# Start of RECORDED DATA

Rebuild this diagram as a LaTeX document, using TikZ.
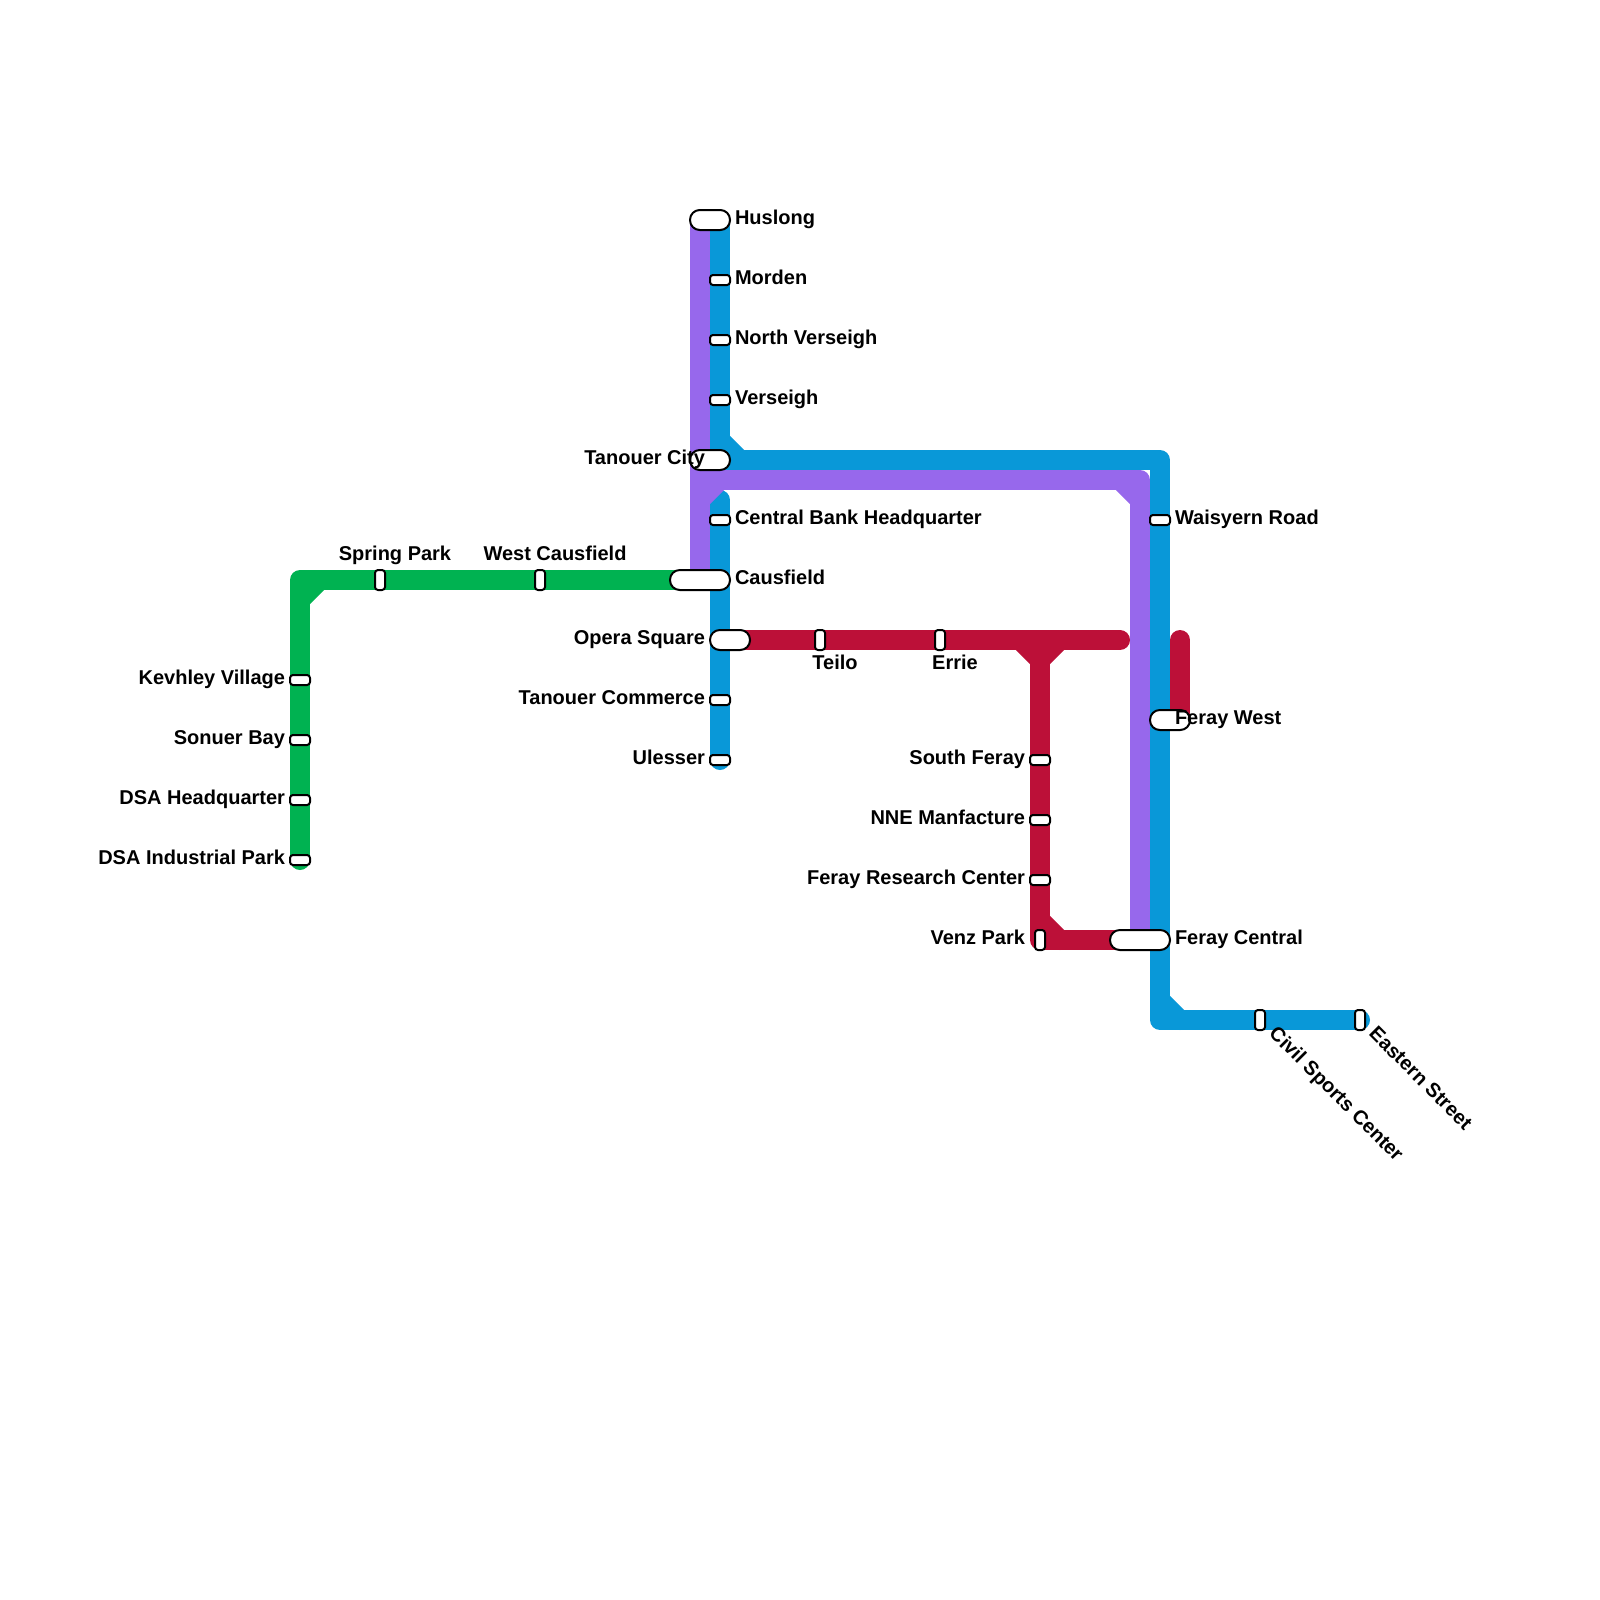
\documentclass[tikz,border=0pt]{standalone}
\usepackage{fontspec}
\setmainfont{Liberation Sans}
\usetikzlibrary{positioning, backgrounds}
\definecolor{lineGreen}{HTML}{00B251}
\definecolor{lineBlue}{HTML}{0998D8}
\definecolor{linePurple}{HTML}{9768EC}
\definecolor{lineRed}{HTML}{BC1038}

\tikzset{
  metroline/.style={line width=10pt, line cap=round, line join=round},
  stationh/.style={draw, fill=white, line width=1pt, rounded corners=1.5pt, inner sep=0pt, outer sep=0pt,
    minimum width=10pt, minimum height=5pt},
  stationv/.style={draw, fill=white, line width=1pt, rounded corners=1.5pt, inner sep=0pt, outer sep=0pt,
    minimum width=5pt, minimum height=10pt},
  interchange/.style={draw, fill=white, line width=1pt, rounded corners=4.9pt, inner sep=0pt, outer sep=0pt,
    minimum width=#1, minimum height=10pt},
  stationlabel/.style={inner sep=0pt, outer sep=0pt, font=\fontsize{10}{12}\selectfont\bfseries,
    text height=6.5pt, text depth=2.5pt}
}

\begin{document}
\begin{tikzpicture}[x=0.5pt, y=-0.5pt]
    \useasboundingbox (0,0) rectangle (1600,1600);

    % green line stations
    \node[stationv] (springpark) at (380,580) {};
    \node[stationv] (westcausfield) at (540,580) {};
    \node[stationh] (kevhley) at (300,680) {};
    \node[stationh] (sonuer) at (300,740) {};
    \node[stationh] (dsahq) at (300,800) {};
    \node[stationh] (dsaind) at (300,860) {};

    % blue and purple stations
    \node[interchange=20pt] (huslong) at (710,220) {};
    \node[stationh] (morden) at (720,280) {};
    \node[stationh] (northverseigh) at (720,340) {};
    \node[stationh] (verseigh) at (720,400) {};
    \node[interchange=20pt] (tanouercity) at (710,460) {};
    \node[stationh] (centralbank) at (720,520) {};
    \node[interchange=30pt] (causfield) at (700,580) {};
    \node[interchange=20pt] (operasquare) at (730,640) {};
    \node[stationh] (tanouercommerce) at (720,700) {};
    \node[stationh] (ulesser) at (720,760) {};
    \node[stationh] (waisyern) at (1160,520) {};
    \node[interchange=20pt] (feraywest) at (1170,720) {};
    \node[interchange=30pt] (feraycentral) at (1140,940) {};
    \node[stationv] (civilsports) at (1260,1020) {};
    \node[stationv] (easternstreet) at (1360,1020) {};

    % red line stations
    \node[stationv] (teilo) at (820,640) {};
    \node[stationv] (errie) at (940,640) {};
    \node[stationh] (southferay) at (1040,760) {};
    \node[stationh] (nnemanfacture) at (1040,820) {};
    \node[stationh] (ferayresearch) at (1040,880) {};
    \node[stationv] (venzpark) at (1040,940) {};

    % corners and free ends
    \coordinate (greenCorner) at (300,580);
    \coordinate (blueTop) at (720,220);
    \coordinate (blueJoin) at (720,460);
    \coordinate (blueNE) at (1160,460);
    \coordinate (blueSE) at (1160,1020);
    \coordinate (blueStub) at (720,500);
    \coordinate (purpleTop) at (700,220);
    \coordinate (purpleEnd) at (700,580);
    \coordinate (purpleJoin) at (700,480);
    \coordinate (purpleNE) at (1140,480);
    \coordinate (redEnd) at (1120,640);
    \coordinate (redTee) at (1040,640);
    \coordinate (redTop) at (1180,640);
    \coordinate (redBottom) at (1180,720);

    \begin{scope}[on background layer]
      \draw[metroline, lineGreen] (dsaind.center) -- (greenCorner) -- (causfield.center);
      \draw[metroline, lineGreen] ([yshift=-10pt]greenCorner) -- ([xshift=10pt]greenCorner);

      \draw[metroline, lineBlue] (blueTop) -- (blueJoin) -- (blueNE) -- (blueSE) -- (easternstreet.center);
      \draw[metroline, lineBlue] ([yshift=10pt]blueJoin) -- ([xshift=10pt]blueJoin);
      \draw[metroline, lineBlue] ([yshift=10pt]blueSE) -- ([xshift=10pt]blueSE);
      \draw[metroline, lineBlue] (blueStub) -- (ulesser.center);

      \draw[metroline, linePurple] (purpleTop) -- (purpleEnd);
      \draw[metroline, linePurple] (purpleJoin) -- (purpleNE) -- (feraycentral.center);
      \draw[metroline, linePurple] ([yshift=-10pt]purpleJoin) -- ([xshift=10pt]purpleJoin);
      \draw[metroline, linePurple] ([xshift=-10pt]purpleNE) -- ([yshift=-10pt]purpleNE);

      \draw[metroline, lineRed] (operasquare.center) -- (redEnd);
      \draw[metroline, lineRed] (redTee) -- (venzpark.center) -- (feraycentral.center);
      \draw[metroline, lineRed] ([xshift=-10pt]redTee) -- ([yshift=-10pt]redTee) -- ([xshift=10pt]redTee);
      \draw[metroline, lineRed] ([yshift=10pt]venzpark.center) -- ([xshift=10pt]venzpark.center);
      \draw[metroline, lineRed] (redTop) -- (redBottom);
    \end{scope}

    % labels
    \node[stationlabel, above=2.5pt of springpark, xshift=7.5pt] (springparklabel) {Spring Park};
    \node[stationlabel, above=2.5pt of westcausfield, xshift=7.5pt] (westcausfieldlabel) {West Causfield};
    \node[stationlabel, left=2.5pt of kevhley] (kevhleylabel) {Kevhley Village};
    \node[stationlabel, left=2.5pt of sonuer] (sonuerlabel) {Sonuer Bay};
    \node[stationlabel, left=2.5pt of dsahq] (dsahqlabel) {DSA Headquarter};
    \node[stationlabel, left=2.5pt of dsaind] (dsaindlabel) {DSA Industrial Park};

    \node[stationlabel, right=2.5pt of huslong] (huslonglabel) {Huslong};
    \node[stationlabel, right=2.5pt of morden] (mordenlabel) {Morden};
    \node[stationlabel, right=2.5pt of northverseigh] (northverseighlabel) {North Verseigh};
    \node[stationlabel, right=2.5pt of verseigh] (verseighlabel) {Verseigh};
    \node[stationlabel, left=2.5pt of tanouercity.center] (tanouercitylabel) {Tanouer City};
    \node[stationlabel, right=2.5pt of centralbank] (centralbanklabel) {Central Bank Headquarter};
    \node[stationlabel, right=2.5pt of causfield] (causfieldlabel) {Causfield};
    \node[stationlabel, left=2.5pt of operasquare] (operasquarelabel) {Opera Square};
    \node[stationlabel, left=2.5pt of tanouercommerce] (tanouercommercelabel) {Tanouer Commerce};
    \node[stationlabel, left=2.5pt of ulesser] (ulesserlabel) {Ulesser};
    \node[stationlabel, right=2.5pt of waisyern] (waisyernlabel) {Waisyern Road};
    \node[stationlabel, right=2.5pt of feraywest.center] (feraywestlabel) {Feray West};
    \node[stationlabel, right=2.5pt of feraycentral] (feraycentrallabel) {Feray Central};

    \node[stationlabel, below=3pt of teilo, xshift=7.5pt] (teilolabel) {Teilo};
    \node[stationlabel, below=3pt of errie, xshift=7.5pt] (errielabel) {Errie};
    \node[stationlabel, left=2.5pt of southferay] (southferaylabel) {South Feray};
    \node[stationlabel, left=2.5pt of nnemanfacture] (nnemanfacturelabel) {NNE Manfacture};
    \node[stationlabel, left=2.5pt of ferayresearch] (ferayresearchlabel) {Feray Research Center};
    \node[stationlabel, left=5pt of venzpark] (venzparklabel) {Venz Park};

    \node[stationlabel, rotate=-45, anchor=west] (civilsportslabel) at ([xshift=5.5pt,yshift=-6pt]civilsports.center) {Civil Sports Center};
    \node[stationlabel, rotate=-45, anchor=west] (easternstreetlabel) at ([xshift=5.5pt,yshift=-6pt]easternstreet.center) {Eastern Street};
\end{tikzpicture}
\end{document}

# End of RECORDED DATA

Exclude the pictures. Write out the remaining data exactly.

Rebuild this diagram as a LaTeX document, using TikZ.
\documentclass[tikz,border=0pt]{standalone}
\usepackage{fontspec}
\setmainfont{Liberation Sans}
\usetikzlibrary{positioning, backgrounds}
\definecolor{lineGreen}{HTML}{00B251}
\definecolor{lineBlue}{HTML}{0998D8}
\definecolor{linePurple}{HTML}{9768EC}
\definecolor{lineRed}{HTML}{BC1038}

\tikzset{
  metroline/.style={line width=10pt, line cap=round, line join=round},
  stationh/.style={draw, fill=white, line width=1pt, rounded corners=1.5pt, inner sep=0pt, outer sep=0pt,
    minimum width=10pt, minimum height=5pt},
  stationv/.style={draw, fill=white, line width=1pt, rounded corners=1.5pt, inner sep=0pt, outer sep=0pt,
    minimum width=5pt, minimum height=10pt},
  interchange/.style={draw, fill=white, line width=1pt, rounded corners=4.9pt, inner sep=0pt, outer sep=0pt,
    minimum width=#1, minimum height=10pt},
  stationlabel/.style={inner sep=0pt, outer sep=0pt, font=\fontsize{10}{12}\selectfont\bfseries,
    text height=6.5pt, text depth=2.5pt}
}

\begin{document}
\begin{tikzpicture}[x=0.5pt, y=-0.5pt]
    \useasboundingbox (0,0) rectangle (1600,1600);

    % green line stations
    \node[stationv] (springpark) at (380,580) {};
    \node[stationv] (westcausfield) at (540,580) {};
    \node[stationh] (kevhley) at (300,680) {};
    \node[stationh] (sonuer) at (300,740) {};
    \node[stationh] (dsahq) at (300,800) {};
    \node[stationh] (dsaind) at (300,860) {};

    % blue and purple stations
    \node[interchange=20pt] (huslong) at (710,220) {};
    \node[stationh] (morden) at (720,280) {};
    \node[stationh] (northverseigh) at (720,340) {};
    \node[stationh] (verseigh) at (720,400) {};
    \node[interchange=20pt] (tanouercity) at (710,460) {};
    \node[stationh] (centralbank) at (720,520) {};
    \node[interchange=30pt] (causfield) at (700,580) {};
    \node[interchange=20pt] (operasquare) at (730,640) {};
    \node[stationh] (tanouercommerce) at (720,700) {};
    \node[stationh] (ulesser) at (720,760) {};
    \node[stationh] (waisyern) at (1160,520) {};
    \node[interchange=20pt] (feraywest) at (1170,720) {};
    \node[interchange=30pt] (feraycentral) at (1140,940) {};
    \node[stationv] (civilsports) at (1260,1020) {};
    \node[stationv] (easternstreet) at (1360,1020) {};

    % red line stations
    \node[stationv] (teilo) at (820,640) {};
    \node[stationv] (errie) at (940,640) {};
    \node[stationh] (southferay) at (1040,760) {};
    \node[stationh] (nnemanfacture) at (1040,820) {};
    \node[stationh] (ferayresearch) at (1040,880) {};
    \node[stationv] (venzpark) at (1040,940) {};

    % corners and free ends
    \coordinate (greenCorner) at (300,580);
    \coordinate (blueTop) at (720,220);
    \coordinate (blueJoin) at (720,460);
    \coordinate (blueNE) at (1160,460);
    \coordinate (blueSE) at (1160,1020);
    \coordinate (blueStub) at (720,500);
    \coordinate (purpleTop) at (700,220);
    \coordinate (purpleEnd) at (700,580);
    \coordinate (purpleJoin) at (700,480);
    \coordinate (purpleNE) at (1140,480);
    \coordinate (redEnd) at (1120,640);
    \coordinate (redTee) at (1040,640);
    \coordinate (redTop) at (1180,640);
    \coordinate (redBottom) at (1180,720);

    \begin{scope}[on background layer]
      \draw[metroline, lineGreen] (dsaind.center) -- (greenCorner) -- (causfield.center);
      \draw[metroline, lineGreen] ([yshift=-10pt]greenCorner) -- ([xshift=10pt]greenCorner);

      \draw[metroline, lineBlue] (blueTop) -- (blueJoin) -- (blueNE) -- (blueSE) -- (easternstreet.center);
      \draw[metroline, lineBlue] ([yshift=10pt]blueJoin) -- ([xshift=10pt]blueJoin);
      \draw[metroline, lineBlue] ([yshift=10pt]blueSE) -- ([xshift=10pt]blueSE);
      \draw[metroline, lineBlue] (blueStub) -- (ulesser.center);

      \draw[metroline, linePurple] (purpleTop) -- (purpleEnd);
      \draw[metroline, linePurple] (purpleJoin) -- (purpleNE) -- (feraycentral.center);
      \draw[metroline, linePurple] ([yshift=-10pt]purpleJoin) -- ([xshift=10pt]purpleJoin);
      \draw[metroline, linePurple] ([xshift=-10pt]purpleNE) -- ([yshift=-10pt]purpleNE);

      \draw[metroline, lineRed] (operasquare.center) -- (redEnd);
      \draw[metroline, lineRed] (redTee) -- (venzpark.center) -- (feraycentral.center);
      \draw[metroline, lineRed] ([xshift=-10pt]redTee) -- ([yshift=-10pt]redTee) -- ([xshift=10pt]redTee);
      \draw[metroline, lineRed] ([yshift=10pt]venzpark.center) -- ([xshift=10pt]venzpark.center);
      \draw[metroline, lineRed] (redTop) -- (redBottom);
    \end{scope}

    % labels
    \node[stationlabel, above=2.5pt of springpark, xshift=7.5pt] (springparklabel) {Spring Park};
    \node[stationlabel, above=2.5pt of westcausfield, xshift=7.5pt] (westcausfieldlabel) {West Causfield};
    \node[stationlabel, left=2.5pt of kevhley] (kevhleylabel) {Kevhley Village};
    \node[stationlabel, left=2.5pt of sonuer] (sonuerlabel) {Sonuer Bay};
    \node[stationlabel, left=2.5pt of dsahq] (dsahqlabel) {DSA Headquarter};
    \node[stationlabel, left=2.5pt of dsaind] (dsaindlabel) {DSA Industrial Park};

    \node[stationlabel, right=2.5pt of huslong] (huslonglabel) {Huslong};
    \node[stationlabel, right=2.5pt of morden] (mordenlabel) {Morden};
    \node[stationlabel, right=2.5pt of northverseigh] (northverseighlabel) {North Verseigh};
    \node[stationlabel, right=2.5pt of verseigh] (verseighlabel) {Verseigh};
    \node[stationlabel, left=2.5pt of tanouercity.center] (tanouercitylabel) {Tanouer City};
    \node[stationlabel, right=2.5pt of centralbank] (centralbanklabel) {Central Bank Headquarter};
    \node[stationlabel, right=2.5pt of causfield] (causfieldlabel) {Causfield};
    \node[stationlabel, left=2.5pt of operasquare] (operasquarelabel) {Opera Square};
    \node[stationlabel, left=2.5pt of tanouercommerce] (tanouercommercelabel) {Tanouer Commerce};
    \node[stationlabel, left=2.5pt of ulesser] (ulesserlabel) {Ulesser};
    \node[stationlabel, right=2.5pt of waisyern] (waisyernlabel) {Waisyern Road};
    \node[stationlabel, right=2.5pt of feraywest.center] (feraywestlabel) {Feray West};
    \node[stationlabel, right=2.5pt of feraycentral] (feraycentrallabel) {Feray Central};

    \node[stationlabel, below=3pt of teilo, xshift=7.5pt] (teilolabel) {Teilo};
    \node[stationlabel, below=3pt of errie, xshift=7.5pt] (errielabel) {Errie};
    \node[stationlabel, left=2.5pt of southferay] (southferaylabel) {South Feray};
    \node[stationlabel, left=2.5pt of nnemanfacture] (nnemanfacturelabel) {NNE Manfacture};
    \node[stationlabel, left=2.5pt of ferayresearch] (ferayresearchlabel) {Feray Research Center};
    \node[stationlabel, left=5pt of venzpark] (venzparklabel) {Venz Park};

    \node[stationlabel, rotate=-45, anchor=west] (civilsportslabel) at ([xshift=5.5pt,yshift=-6pt]civilsports.center) {Civil Sports Center};
    \node[stationlabel, rotate=-45, anchor=west] (easternstreetlabel) at ([xshift=5.5pt,yshift=-6pt]easternstreet.center) {Eastern Street};
\end{tikzpicture}
\end{document}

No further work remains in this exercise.